Freedom is a concept prevalent throughout Jewish texts. The term is often associated with the biblical story of the Exodus, in which the Israelites were freed from slavery in Egypt, as well as with the ability to perform good deeds and make positive choices.
Gratitude, or the concept of being thankful, is prevalent throughout Jewish texts. It is the theme of the first prayer uttered upon waking up in the morning, Modeh Ani (“I give thanks”), and is a value that drives countless other Jewish practices, traditions, and customs.
The commandment to honor one’s parents (kibud horim) is on par with having reverence for God. Just as we acknowledge the gifts that God gives us, we must also show gratitude for the gift of life that our parents gave us.
A kehillah is a community of individuals who come together for a common goal or purpose. Although a kehillah can become a chaotic mass—such as during the sin of the Golden Calf—when positive character traits are combined in pursuit of a goal, much good can be achieved.
Knowing God (Yediat HaShem) refers to how a person gains better awareness and understanding of God. There are many ways that people enhance their knowledge of God, such as through meditation or asking philosophical questions.

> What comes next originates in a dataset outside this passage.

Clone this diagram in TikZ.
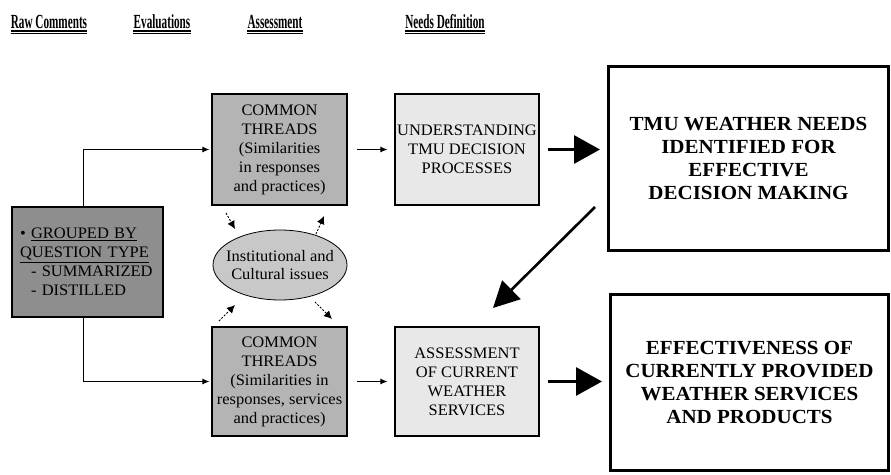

“Love your neighbor as yourself” is a quote from Leviticus 19:18. It is the basis for a central principle known as the Golden Rule, or the concept of treating others as one wants to be treated themselves. Much commentary has been penned attempting to understand the verse’s moral message, scope, practical implications, and role in Judaism.
A machloket is a dispute between two different interpretations of Torah law. Although these disagreements can be incredibly destructive, disputes like those between Hillel and Shammai are considered constructive and known as “disagreements for the sake of heaven.”

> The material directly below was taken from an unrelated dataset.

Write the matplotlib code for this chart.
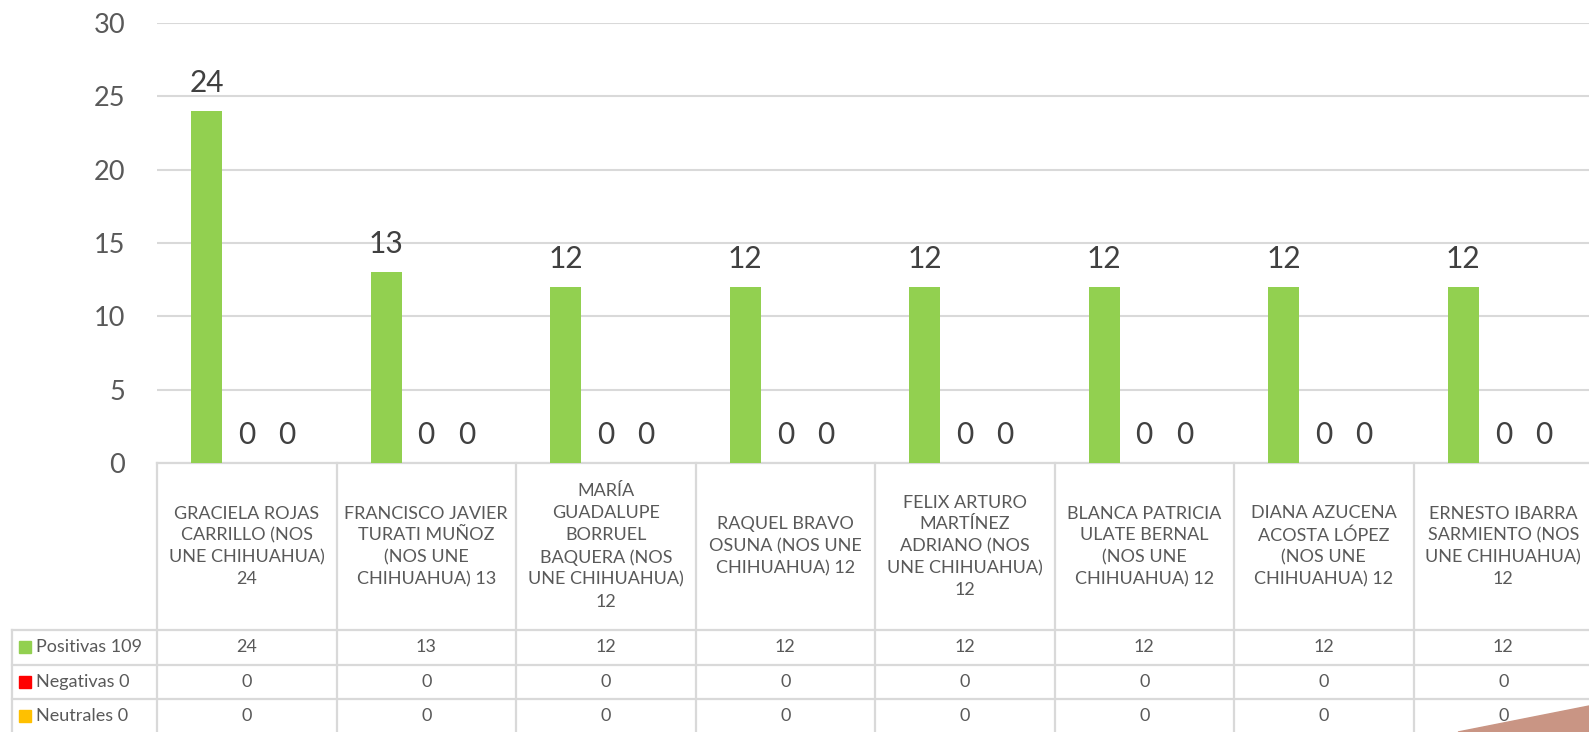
import matplotlib
matplotlib.use('Agg')
import matplotlib.pyplot as plt
from matplotlib.transforms import blended_transform_factory
from matplotlib.patches import Polygon, Rectangle

plt.rcParams['font.family'] = ['Lato', 'DejaVu Sans']

categorias = [
    'GRACIELA ROJAS\nCARRILLO (NOS\nUNE CHIHUAHUA)\n24',
    'FRANCISCO JAVIER\nTURATI MUÑOZ\n(NOS UNE\nCHIHUAHUA) 13',
    'MARÍA\nGUADALUPE\nBORRUEL\nBAQUERA (NOS\nUNE CHIHUAHUA)\n12',
    'RAQUEL BRAVO\nOSUNA (NOS UNE\nCHIHUAHUA) 12',
    'FELIX ARTURO\nMARTÍNEZ\nADRIANO (NOS\nUNE CHIHUAHUA)\n12',
    'BLANCA PATRICIA\nULATE BERNAL\n(NOS UNE\nCHIHUAHUA) 12',
    'DIANA AZUCENA\nACOSTA LÓPEZ\n(NOS UNE\nCHIHUAHUA) 12',
    'ERNESTO IBARRA\nSARMIENTO (NOS\nUNE CHIHUAHUA)\n12',
]
nombres_series = ['Positivas 109', 'Negativas 0', 'Neutrales 0']
positivas = [24, 13, 12, 12, 12, 12, 12, 12]
negativas = [0, 0, 0, 0, 0, 0, 0, 0]
neutrales = [0, 0, 0, 0, 0, 0, 0, 0]
colores = ['#92D050', '#FF0000', '#FFC000']

W, H = 1589, 732
GRIS = '#595959'
BORDE = '#D9D9D9'


def fy(py):
    # pixel row (from top) -> figure fraction
    return 1 - py / H


fig = plt.figure(figsize=(W / 100, H / 100), dpi=100)
ax = fig.add_axes([157 / W, fy(463), (1593 - 157) / W, (463 - 23) / H])
ax.set_xlim(-0.5, len(categorias) - 0.5)
ax.set_ylim(0, 30)

series = [positivas, negativas, neutrales]
desplaz = [-0.223, 0, 0.223]
ancho = 0.173
xs = list(range(len(categorias)))
for vals, dx, col in zip(series, desplaz, colores):
    ax.bar([x + dx for x in xs], vals, width=ancho, color=col, zorder=2)
    for x, v in zip(xs, vals):
        ax.annotate(str(v), (x + dx, v), xytext=(0, 14), textcoords='offset points',
                    ha='center', va='baseline', fontsize=21.5, color='#404040')

ax.set_yticks(range(0, 31, 5))
ax.tick_params(axis='y', length=0, pad=23, labelsize=19.5, labelcolor=GRIS)
ax.set_xticks([])
ax.grid(axis='y', color=BORDE, lw=1.5)
ax.set_axisbelow(True)
for s in ax.spines.values():
    s.set_visible(False)

# data table under the chart
tr = blended_transform_factory(ax.transData, fig.transFigure)
izq = -0.5 - (157 - 12) / 179.5
der = len(categorias) - 0.5
filas = [463, 630, 664.5, 699, 733.5]
kw = dict(transform=tr, color=BORDE, lw=1.6, clip_on=False, zorder=1)
ax.plot([-0.5, der], [fy(filas[0])] * 2, **kw)
for py in filas[1:]:
    ax.plot([izq, der], [fy(py)] * 2, **kw)
ax.plot([izq, izq], [fy(filas[1]), fy(filas[-1])], **kw)
for i in range(len(categorias) + 1):
    ax.plot([i - 0.5] * 2, [fy(filas[0]), fy(filas[-1])], **kw)

for x, cat in zip(xs, categorias):
    ax.text(x, fy((filas[0] + filas[1]) / 2), cat, transform=tr, ha='center', va='center',
            fontsize=13, color=GRIS, linespacing=1.45, multialignment='center')

for j, (nombre, vals, col) in enumerate(zip(nombres_series, series, colores)):
    yc = (filas[j + 1] + filas[j + 2]) / 2
    for x, v in zip(xs, vals):
        ax.text(x, fy(yc), str(v), transform=tr, ha='center', va='center',
                fontsize=13, color=GRIS)
    fig.add_artist(Rectangle((19 / W, fy(yc + 6)), 12 / W, 12 / H,
                             transform=fig.transFigure, color=col))
    fig.text(36 / W, fy(yc), nombre, ha='left', va='center', fontsize=13, color=GRIS)

# slide decoration in the lower right corner
fig.add_artist(Polygon([[1458 / W, 0], [1, fy(706)], [1, 0]],
                       transform=fig.transFigure, color='#C99584', zorder=5))

fig.savefig('out.png', dpi=100)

Renewal is a concept that can involve revitalizing, reinvigorating, or returning to an original state. In Judaism, the term can be used to refer to a specific 20th-century Jewish movement, but is also a concept found throughout biblical and rabbinic literature. The idea is particularly prevalent throughout chasidic texts, which emphasize performing routine commandments as if it were one’s first time performing them.

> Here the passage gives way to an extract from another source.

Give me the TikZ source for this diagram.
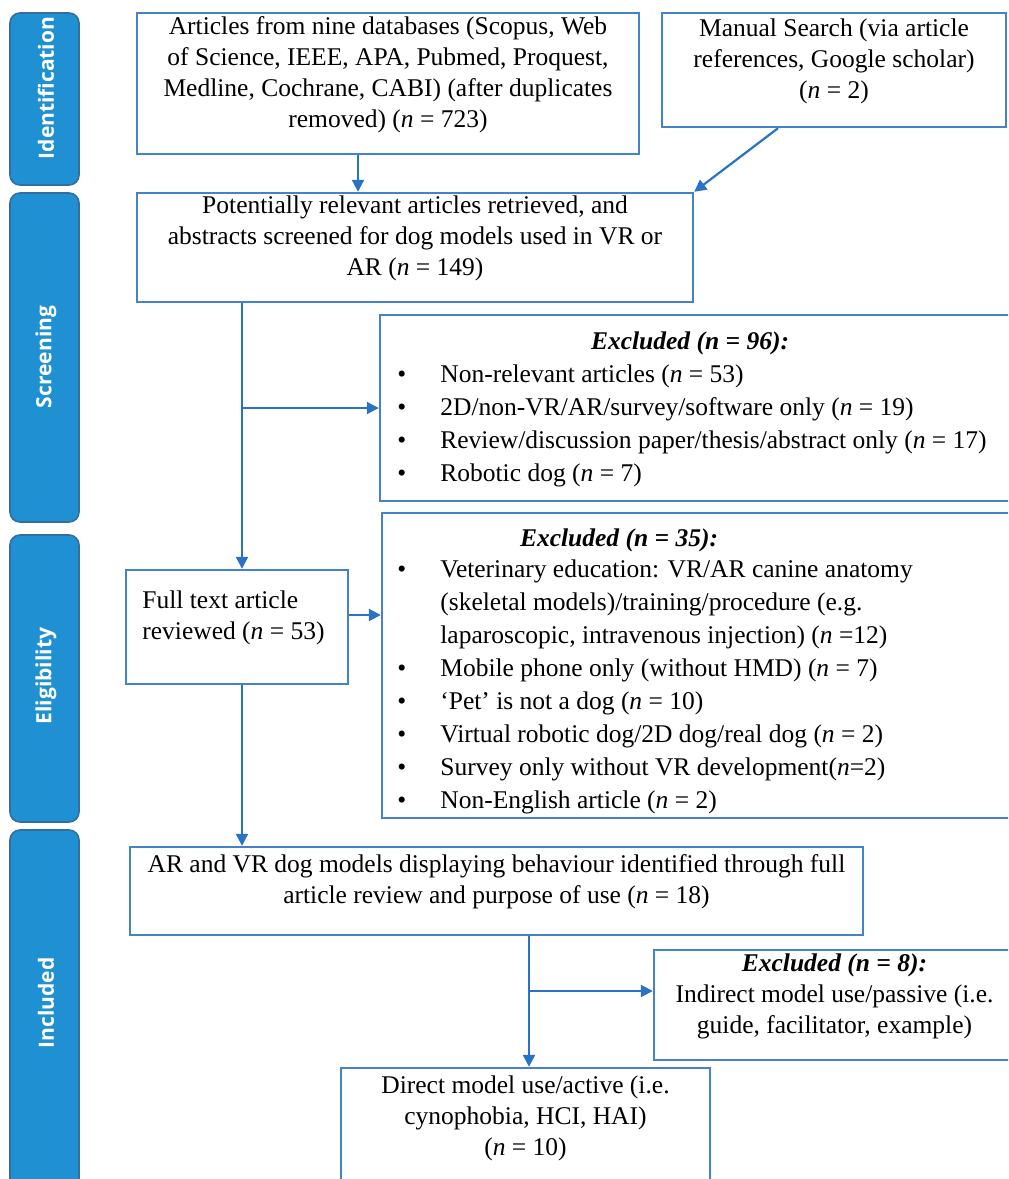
\documentclass[tikz,border=0pt]{standalone}
\usepackage{fontspec}
\setmainfont{Liberation Serif}
\newfontfamily\barfont{Open Sans}
\usetikzlibrary{arrows.meta,fit}
\definecolor{barfill}{RGB}{31,145,211}
\definecolor{barline}{RGB}{52,110,160}
\definecolor{boxline}{RGB}{70,130,200}
\definecolor{arrowline}{RGB}{40,115,200}
\newcommand\bul{\makebox[21.5pt][l]{\textbullet}}
\newcommand\ind{\hspace*{21.5pt}}

\begin{document}
\begin{tikzpicture}[x=0.5pt,y=-0.5pt,
  box/.style={draw=boxline, line width=1.2pt, inner sep=0pt, align=center,
    font=\fontsize{12.75}{15.5}\selectfont},
  bar/.style={draw=barline, fill=barfill, line width=0.8pt, rounded corners=5pt, inner sep=0pt},
  barlabel/.style={rotate=90, text=white, inner sep=0pt,
    font=\barfont\bfseries\fontsize{10.5}{12}\selectfont},
  flow/.style={draw=arrowline, line width=1.1pt, -{Triangle[length=6pt,width=6pt]}},
  txt/.style={inner sep=0pt, font=\fontsize{12.75}{15.5}\selectfont},
  lst/.style={inner sep=0pt, align=left, font=\fontsize{12.75}{16.5}\selectfont},
]
\useasboundingbox (0,0) rectangle (1008,1179);
\fill[white] (0,0) rectangle (1008,1179);
\clip (0,0) rectangle (1008,1179);

% stage bars on the left
\node[bar, fit={(10,13) (79,185)}] (idbar) {};
\node[barlabel] (idlbl) at (46,88) {Identification};
\node[bar, fit={(10,193) (79,522)}] (scbar) {};
\node[barlabel] (sclbl) at (46,357) {Screening};
\node[bar, fit={(10,535) (79,822)}] (elbar) {};
\node[barlabel] (ellbl) at (46,676) {Eligibility};
\node[bar, fit={(10,830) (79,1195)}] (inbar) {};
\node[barlabel] (inlbl) at (46,1003) {Included};

% identification
\node[box, fit={(137,13) (639,154)}] (A)
  {Articles from nine databases (Scopus, Web\\
   of Science, IEEE, APA, Pubmed, Proquest,\\
   Medline, Cochrane, CABI) (after duplicates\\
   removed) (\textit{n} = 723)};
\node[box, fit={(662,13) (1006,127)}] (B)
  {Manual Search (via article\\
   references, Google scholar)\\
   (\textit{n} = 2)};

% screening
\node[box, fit={(137,193) (693,302)}] (C)
  {Potentially relevant articles retrieved, and\\
   abstracts screened for dog models used in VR or\\
   AR (\textit{n} = 149)};
\node[box, fit={(380,315) (1015,501)}] (D) {};
\node[txt] (Dtitle) at (690,343) {\textbf{\textit{Excluded (n = 96):}}};
\node[lst, anchor=west] (Dlist) at (397,425.5)
  {\bul Non-relevant articles (\textit{n} = 53)\\
   \bul 2D/non-VR/AR/survey/software only (\textit{n} = 19)\\
   \bul Review/discussion paper/thesis/abstract only (\textit{n} = 17)\\
   \bul Robotic dog (\textit{n} = 7)};

% eligibility
\node[box, fit={(126,570) (348,684)}] (F) {};
\node[txt, anchor=west, align=left] (Ftext) at (142,617.5)
  {Full text article\\reviewed (\textit{n} = 53)};
\node[box, fit={(382,513) (1015,818)}] (E) {};
\node[txt] (Etitle) at (619,540) {\textbf{\textit{Excluded (n = 35):}}};
\begin{scope}
  \clip (E.north west) rectangle (E.south east);
  \node[lst, anchor=west] (Elist) at (397,687)
    {\bul Veterinary education: VR/AR canine anatomy\\
     \ind (skeletal models)/training/procedure (e.g.\\
     \ind laparoscopic, intravenous injection) (\textit{n} =12)\\
     \bul Mobile phone only (without HMD) (\textit{n} = 7)\\
     \bul `Pet' is not a dog (\textit{n} = 10)\\
     \bul Virtual robotic dog/2D dog/real dog (\textit{n} = 2)\\
     \bul Survey only without VR development(\textit{n}=2)\\
     \bul Non-English article (\textit{n} = 2)};
\end{scope}

% included
\node[box, fit={(130,847) (863,935)}] (G)
  {AR and VR dog models displaying behaviour identified through full\\
   article review and purpose of use (\textit{n} = 18)};
\node[box, fit={(654,950) (1015,1060)}] (H)
  {\textbf{\textit{Excluded (n = 8):}}\\
   Indirect model use/passive (i.e.\\
   guide, facilitator, example)};
\node[box, fit={(341,1068) (710,1186)}] (I)
  {Direct model use/active (i.e.\\
   cynophobia, HCI, HAI)\\
   (\textit{n} = 10)};

% connector positions
\coordinate (xa) at (358,0);
\coordinate (xb) at (778,0);
\coordinate (xm) at (242,0);
\coordinate (xg) at (529,0);
\coordinate (yfe) at (0,615);
\coordinate (ygh) at (0,991);

\draw[flow] (A.south -| xa) -- (C.north -| xa);
\draw[flow] (B.south -| xb) -- (C.north east);
\draw[flow] (C.south -| xm) -- (F.north -| xm);
\draw[flow] (D.west -| xm) -- (D.west);
\draw[flow] (F.east |- yfe) -- (E.west |- yfe);
\draw[flow] (F.south -| xm) -- (G.north -| xm);
\draw[flow] (G.south -| xg) -- (I.north -| xg);
\draw[flow] (ygh -| xg) -- (H.west |- ygh);
\end{tikzpicture}
\end{document}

Shalom bayit describes harmony between spouses and literally means “peace in the home.” Judaism places a high priority on building a peaceful, nurturing atmosphere through acts of loving-kindness and respect in order to achieve shalom bayit.
Teshuvah (repentance) literally means “return” and is presented in the Jewish sources as a gift from God because it allows one to return to the path of righteousness. Although teshuvah can be done at any time, Yom Kippur is the Jewish holiday most well-known for doing teshuvah.
Tikkun means “repair” or “mend” and is used alongside the word olam (world) to express the Jewish responsibility to “repair the world.” Tikkun also refers to specific texts read on various holidays, including the seventh day of Passover and on Shavuot.
Torah study involves the study of sacred Jewish texts, like the Five Books of Moses, Mishnah, Talmud, and works of midrash, kabbalah, and Jewish thought. It is considered central to religious practice, with blessings acknowledging the commandment to engage in Torah study and thanking God for giving the Torah featuring at the beginning of daily liturgy. The subject, form, and nature of Torah study vary between individuals and communities.
The word tzedakah comes from the Hebrew word for tzedek (justice) and is charity given to the poor in pursuit of a just, ethical society. Whereas acts of loving-kindness (gemilut hasidim) can be done for the rich or poor, living or dead, tzedakah is only for the living poor.
Yirat Shamayim translates as “fear of heaven,” but is understood to apply to God too. Yirat Shamayim is an important and central spiritual quality that includes having both a fear and an awe of God and creation.